Reputation: 2148
I have many servers that monitors with Prometheus, every host has the same metrics.
I need an alert rule that alerts when specific metric(such as some_metrics
) missing on specific host after 5m.
I checked absent
and absent_over_time
but these functions do not return the labels of missing metric such as ip
or hostname
.
Also I should state that I don't want to create a rule for each host.
I have searched about it but I don't find any solution.
Is there any workaround?
Upvotes: 2
Views: 6076
Reputation: 17784
You can try using something like the following promql query:
(some_metric offset 5m) unless some_metric
It will return some_metric
metrics with all their labels, which had a value 5 minutes ago, but have no new values now.

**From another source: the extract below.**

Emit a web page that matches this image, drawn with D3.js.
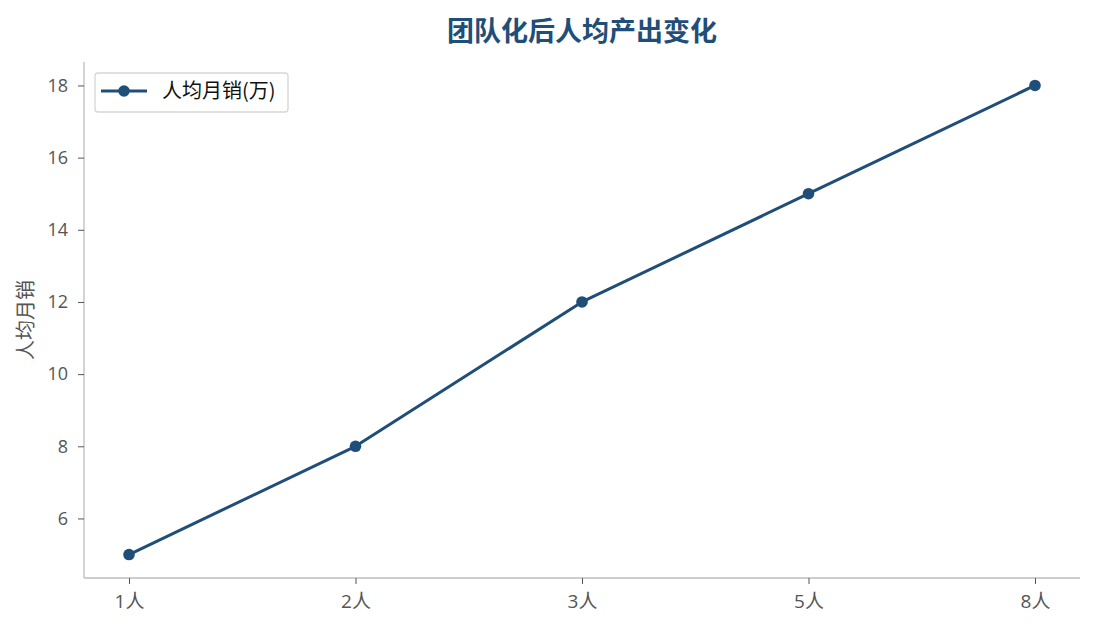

This query uses the following PromQL features:
P.S. the query can be simplified to lag(some_metric[1h]) > 5m
when using VictoriaMetrics - an alternative Prometheus-like monitoring system I work on. See docs for lag() function.
Upvotes: 1
Reputation: 6863
In order to get the labels, you need a metric which has all the labels you want. Usually, a good choice is up
which also distinguish between a missing metric and an unreachable target.
The rule will alert if up (on a job) is 1 and the UNLESS
binary operator will disable the alert if the metric is present on the instance:
- alert: MissingMetricInFooTarget
rule: up{job="foo"} == 1 UNLESS ON(instance) some_metrics{job="foo"}
Upvotes: 5